* BEGIN Task material *

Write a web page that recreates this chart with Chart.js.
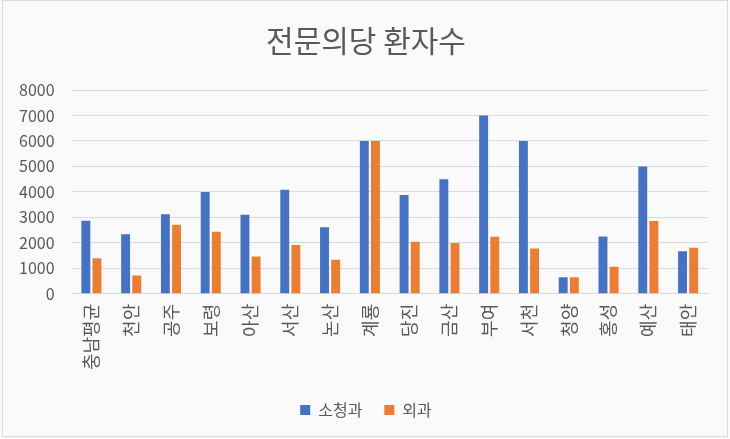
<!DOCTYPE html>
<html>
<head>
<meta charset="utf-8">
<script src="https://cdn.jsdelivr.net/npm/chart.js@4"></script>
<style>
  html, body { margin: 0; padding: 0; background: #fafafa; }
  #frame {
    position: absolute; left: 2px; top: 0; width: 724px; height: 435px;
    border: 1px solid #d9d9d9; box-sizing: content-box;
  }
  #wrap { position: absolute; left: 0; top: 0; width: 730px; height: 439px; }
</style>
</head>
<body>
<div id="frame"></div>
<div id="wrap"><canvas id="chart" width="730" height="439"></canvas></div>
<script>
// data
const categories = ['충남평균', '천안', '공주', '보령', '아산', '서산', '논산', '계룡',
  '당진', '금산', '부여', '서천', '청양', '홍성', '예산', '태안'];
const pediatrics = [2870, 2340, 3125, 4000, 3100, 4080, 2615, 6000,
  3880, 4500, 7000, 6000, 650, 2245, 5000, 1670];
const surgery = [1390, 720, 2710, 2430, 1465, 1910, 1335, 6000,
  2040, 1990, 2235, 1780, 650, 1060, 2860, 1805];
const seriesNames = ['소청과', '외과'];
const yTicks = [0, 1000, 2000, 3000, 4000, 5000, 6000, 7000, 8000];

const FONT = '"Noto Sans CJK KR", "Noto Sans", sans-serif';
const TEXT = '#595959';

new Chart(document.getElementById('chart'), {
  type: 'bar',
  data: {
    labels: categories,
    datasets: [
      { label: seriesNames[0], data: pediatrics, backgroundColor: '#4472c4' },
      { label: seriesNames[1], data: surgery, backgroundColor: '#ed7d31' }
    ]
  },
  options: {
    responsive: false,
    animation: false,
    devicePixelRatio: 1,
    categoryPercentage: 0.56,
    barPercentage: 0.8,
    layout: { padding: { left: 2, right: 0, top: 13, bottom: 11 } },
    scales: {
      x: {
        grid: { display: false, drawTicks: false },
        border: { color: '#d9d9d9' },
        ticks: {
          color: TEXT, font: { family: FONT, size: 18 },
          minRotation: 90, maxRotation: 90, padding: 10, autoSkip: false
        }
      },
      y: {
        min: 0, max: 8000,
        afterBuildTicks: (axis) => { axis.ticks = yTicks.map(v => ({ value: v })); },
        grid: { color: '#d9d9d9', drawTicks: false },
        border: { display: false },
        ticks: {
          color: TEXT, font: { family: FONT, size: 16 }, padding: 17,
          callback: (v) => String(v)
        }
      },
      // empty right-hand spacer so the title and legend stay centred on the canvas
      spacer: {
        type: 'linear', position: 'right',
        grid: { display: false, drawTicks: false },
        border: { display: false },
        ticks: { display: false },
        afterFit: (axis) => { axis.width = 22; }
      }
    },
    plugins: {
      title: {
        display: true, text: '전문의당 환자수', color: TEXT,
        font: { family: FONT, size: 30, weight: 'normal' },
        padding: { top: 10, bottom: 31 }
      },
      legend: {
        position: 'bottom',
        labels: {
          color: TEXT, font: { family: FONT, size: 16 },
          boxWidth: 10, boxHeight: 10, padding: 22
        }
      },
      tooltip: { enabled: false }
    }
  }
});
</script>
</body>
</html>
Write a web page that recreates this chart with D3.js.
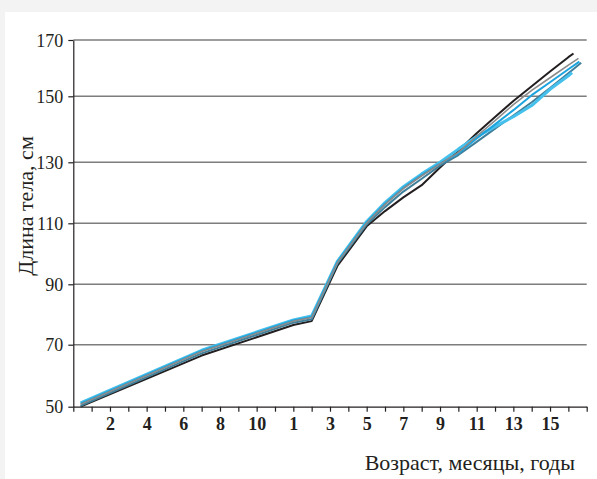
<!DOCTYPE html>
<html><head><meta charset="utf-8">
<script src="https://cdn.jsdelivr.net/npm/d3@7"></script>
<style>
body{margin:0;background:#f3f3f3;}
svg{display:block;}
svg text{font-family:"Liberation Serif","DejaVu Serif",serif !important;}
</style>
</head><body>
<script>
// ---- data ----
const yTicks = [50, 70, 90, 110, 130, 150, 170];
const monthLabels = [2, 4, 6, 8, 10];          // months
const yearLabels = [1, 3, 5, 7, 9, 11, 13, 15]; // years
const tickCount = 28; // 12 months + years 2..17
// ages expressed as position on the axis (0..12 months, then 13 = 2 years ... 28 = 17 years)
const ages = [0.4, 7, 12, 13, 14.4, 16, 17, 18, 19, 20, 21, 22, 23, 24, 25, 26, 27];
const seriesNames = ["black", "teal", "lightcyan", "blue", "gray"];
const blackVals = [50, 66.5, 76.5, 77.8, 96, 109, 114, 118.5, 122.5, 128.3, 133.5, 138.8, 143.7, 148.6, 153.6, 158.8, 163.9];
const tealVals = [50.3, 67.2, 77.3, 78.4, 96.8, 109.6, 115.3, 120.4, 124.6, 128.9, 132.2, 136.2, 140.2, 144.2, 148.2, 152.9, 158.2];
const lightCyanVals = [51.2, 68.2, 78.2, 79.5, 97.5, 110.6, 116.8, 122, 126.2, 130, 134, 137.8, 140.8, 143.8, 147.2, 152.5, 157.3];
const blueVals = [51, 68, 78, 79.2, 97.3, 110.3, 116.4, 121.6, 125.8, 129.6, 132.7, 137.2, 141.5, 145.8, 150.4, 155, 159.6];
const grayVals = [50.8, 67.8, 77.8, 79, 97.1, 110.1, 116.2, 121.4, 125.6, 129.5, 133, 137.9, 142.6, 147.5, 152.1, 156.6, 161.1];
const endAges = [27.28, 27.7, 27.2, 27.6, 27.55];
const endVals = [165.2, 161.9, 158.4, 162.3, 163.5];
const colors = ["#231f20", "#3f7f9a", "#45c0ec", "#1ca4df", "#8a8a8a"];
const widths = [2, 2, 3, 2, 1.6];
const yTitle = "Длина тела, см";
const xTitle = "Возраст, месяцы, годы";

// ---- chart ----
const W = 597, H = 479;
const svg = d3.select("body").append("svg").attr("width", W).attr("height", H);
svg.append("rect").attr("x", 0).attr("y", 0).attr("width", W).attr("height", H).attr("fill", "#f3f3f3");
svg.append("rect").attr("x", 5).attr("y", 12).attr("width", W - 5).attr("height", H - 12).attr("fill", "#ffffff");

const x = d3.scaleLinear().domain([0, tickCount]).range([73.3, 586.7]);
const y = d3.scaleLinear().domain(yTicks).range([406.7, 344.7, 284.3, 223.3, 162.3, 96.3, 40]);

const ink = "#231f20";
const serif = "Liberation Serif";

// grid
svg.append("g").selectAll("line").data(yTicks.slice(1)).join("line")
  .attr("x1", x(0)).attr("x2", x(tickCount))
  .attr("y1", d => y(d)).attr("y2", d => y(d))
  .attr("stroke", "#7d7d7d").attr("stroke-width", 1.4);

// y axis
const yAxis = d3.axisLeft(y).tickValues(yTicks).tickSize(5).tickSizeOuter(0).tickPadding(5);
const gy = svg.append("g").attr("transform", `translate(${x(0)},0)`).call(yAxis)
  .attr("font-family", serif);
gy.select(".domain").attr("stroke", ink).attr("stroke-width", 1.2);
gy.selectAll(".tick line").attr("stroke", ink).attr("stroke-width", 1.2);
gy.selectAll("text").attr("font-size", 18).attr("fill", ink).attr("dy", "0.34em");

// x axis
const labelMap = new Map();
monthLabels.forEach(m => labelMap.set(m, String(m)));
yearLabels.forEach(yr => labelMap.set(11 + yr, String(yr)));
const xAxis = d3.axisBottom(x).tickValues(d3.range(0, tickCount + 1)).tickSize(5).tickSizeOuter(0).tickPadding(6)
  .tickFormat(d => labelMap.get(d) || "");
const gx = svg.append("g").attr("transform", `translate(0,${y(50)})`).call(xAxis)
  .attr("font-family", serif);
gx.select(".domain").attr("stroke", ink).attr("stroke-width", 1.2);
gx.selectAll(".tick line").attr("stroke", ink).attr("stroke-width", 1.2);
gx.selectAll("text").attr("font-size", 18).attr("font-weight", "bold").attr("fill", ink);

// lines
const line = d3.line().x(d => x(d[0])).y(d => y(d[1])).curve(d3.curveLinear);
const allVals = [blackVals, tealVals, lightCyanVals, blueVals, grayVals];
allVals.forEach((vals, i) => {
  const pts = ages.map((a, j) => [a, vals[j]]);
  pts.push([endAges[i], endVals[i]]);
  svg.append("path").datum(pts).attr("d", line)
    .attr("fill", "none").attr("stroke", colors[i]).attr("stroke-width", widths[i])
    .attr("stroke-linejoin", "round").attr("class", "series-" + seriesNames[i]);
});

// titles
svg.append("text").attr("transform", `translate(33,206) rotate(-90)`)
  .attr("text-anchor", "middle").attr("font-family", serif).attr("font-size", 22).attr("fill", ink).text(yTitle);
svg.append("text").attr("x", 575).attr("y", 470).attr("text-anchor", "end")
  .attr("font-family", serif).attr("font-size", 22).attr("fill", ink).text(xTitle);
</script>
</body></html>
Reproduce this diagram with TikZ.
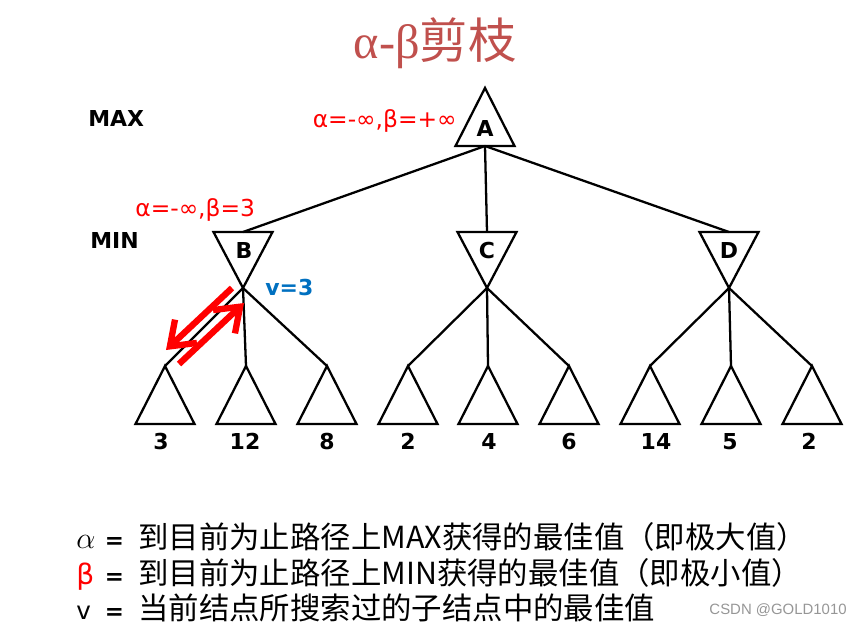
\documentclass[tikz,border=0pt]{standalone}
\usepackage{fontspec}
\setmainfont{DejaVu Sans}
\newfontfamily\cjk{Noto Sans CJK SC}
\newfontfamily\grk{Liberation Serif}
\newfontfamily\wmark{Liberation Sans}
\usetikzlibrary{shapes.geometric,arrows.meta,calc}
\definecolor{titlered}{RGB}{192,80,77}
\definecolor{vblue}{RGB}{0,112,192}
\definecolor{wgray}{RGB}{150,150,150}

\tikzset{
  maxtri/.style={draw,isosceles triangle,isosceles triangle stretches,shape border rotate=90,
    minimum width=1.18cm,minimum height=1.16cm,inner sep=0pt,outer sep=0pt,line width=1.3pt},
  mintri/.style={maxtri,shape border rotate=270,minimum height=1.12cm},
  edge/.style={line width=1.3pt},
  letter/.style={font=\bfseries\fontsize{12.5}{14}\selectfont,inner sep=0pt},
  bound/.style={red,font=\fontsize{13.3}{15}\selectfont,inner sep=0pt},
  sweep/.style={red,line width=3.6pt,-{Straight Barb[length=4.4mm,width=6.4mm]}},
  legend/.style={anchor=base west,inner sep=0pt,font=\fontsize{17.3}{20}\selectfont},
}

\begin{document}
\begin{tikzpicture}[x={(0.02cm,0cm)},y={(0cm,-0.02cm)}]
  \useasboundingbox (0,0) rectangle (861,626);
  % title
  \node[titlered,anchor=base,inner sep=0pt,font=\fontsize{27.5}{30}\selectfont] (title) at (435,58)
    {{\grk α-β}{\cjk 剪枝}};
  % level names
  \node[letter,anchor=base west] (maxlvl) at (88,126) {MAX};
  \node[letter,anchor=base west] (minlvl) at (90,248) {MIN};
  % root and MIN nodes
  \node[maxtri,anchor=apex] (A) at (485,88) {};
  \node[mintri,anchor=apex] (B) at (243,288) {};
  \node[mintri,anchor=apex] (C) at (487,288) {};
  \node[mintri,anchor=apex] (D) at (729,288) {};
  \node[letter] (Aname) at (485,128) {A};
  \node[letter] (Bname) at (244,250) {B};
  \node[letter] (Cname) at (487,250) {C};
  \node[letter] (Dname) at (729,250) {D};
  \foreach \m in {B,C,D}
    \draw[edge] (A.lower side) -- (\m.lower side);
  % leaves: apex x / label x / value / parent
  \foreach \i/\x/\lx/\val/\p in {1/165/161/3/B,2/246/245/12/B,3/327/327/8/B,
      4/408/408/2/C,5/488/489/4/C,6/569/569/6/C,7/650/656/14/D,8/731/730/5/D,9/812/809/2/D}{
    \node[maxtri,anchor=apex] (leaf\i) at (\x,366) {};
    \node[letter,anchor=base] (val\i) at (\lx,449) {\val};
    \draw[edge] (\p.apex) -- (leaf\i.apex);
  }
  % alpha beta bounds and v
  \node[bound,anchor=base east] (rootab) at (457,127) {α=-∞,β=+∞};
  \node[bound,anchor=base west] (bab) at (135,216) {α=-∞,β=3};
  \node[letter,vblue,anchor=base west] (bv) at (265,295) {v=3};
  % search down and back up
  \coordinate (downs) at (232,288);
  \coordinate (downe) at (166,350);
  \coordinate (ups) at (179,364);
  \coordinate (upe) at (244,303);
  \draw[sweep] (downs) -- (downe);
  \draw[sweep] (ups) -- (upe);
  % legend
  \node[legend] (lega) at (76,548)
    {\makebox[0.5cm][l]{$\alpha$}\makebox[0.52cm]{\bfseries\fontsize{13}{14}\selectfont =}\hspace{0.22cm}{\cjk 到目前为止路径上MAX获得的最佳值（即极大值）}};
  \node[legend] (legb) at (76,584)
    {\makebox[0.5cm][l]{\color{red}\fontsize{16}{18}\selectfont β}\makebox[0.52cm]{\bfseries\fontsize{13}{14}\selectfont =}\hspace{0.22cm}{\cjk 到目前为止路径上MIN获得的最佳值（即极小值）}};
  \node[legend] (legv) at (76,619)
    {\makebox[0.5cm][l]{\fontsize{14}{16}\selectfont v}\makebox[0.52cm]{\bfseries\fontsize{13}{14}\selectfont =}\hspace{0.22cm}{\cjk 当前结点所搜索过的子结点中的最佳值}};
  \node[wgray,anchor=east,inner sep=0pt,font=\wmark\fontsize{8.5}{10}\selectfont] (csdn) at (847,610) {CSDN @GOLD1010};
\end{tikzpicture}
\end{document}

* END Task material *

= Description of the task =
Please restate the material above line by line, exactly, beginning at its first line and ending with the line that contains "const TEXT = '#595959';", without any pictures.

= Answer to this exercise =
Write a web page that recreates this chart with Chart.js.
<!DOCTYPE html>
<html>
<head>
<meta charset="utf-8">
<script src="https://cdn.jsdelivr.net/npm/chart.js@4"></script>
<style>
  html, body { margin: 0; padding: 0; background: #fafafa; }
  #frame {
    position: absolute; left: 2px; top: 0; width: 724px; height: 435px;
    border: 1px solid #d9d9d9; box-sizing: content-box;
  }
  #wrap { position: absolute; left: 0; top: 0; width: 730px; height: 439px; }
</style>
</head>
<body>
<div id="frame"></div>
<div id="wrap"><canvas id="chart" width="730" height="439"></canvas></div>
<script>
// data
const categories = ['충남평균', '천안', '공주', '보령', '아산', '서산', '논산', '계룡',
  '당진', '금산', '부여', '서천', '청양', '홍성', '예산', '태안'];
const pediatrics = [2870, 2340, 3125, 4000, 3100, 4080, 2615, 6000,
  3880, 4500, 7000, 6000, 650, 2245, 5000, 1670];
const surgery = [1390, 720, 2710, 2430, 1465, 1910, 1335, 6000,
  2040, 1990, 2235, 1780, 650, 1060, 2860, 1805];
const seriesNames = ['소청과', '외과'];
const yTicks = [0, 1000, 2000, 3000, 4000, 5000, 6000, 7000, 8000];

const FONT = '"Noto Sans CJK KR", "Noto Sans", sans-serif';
const TEXT = '#595959';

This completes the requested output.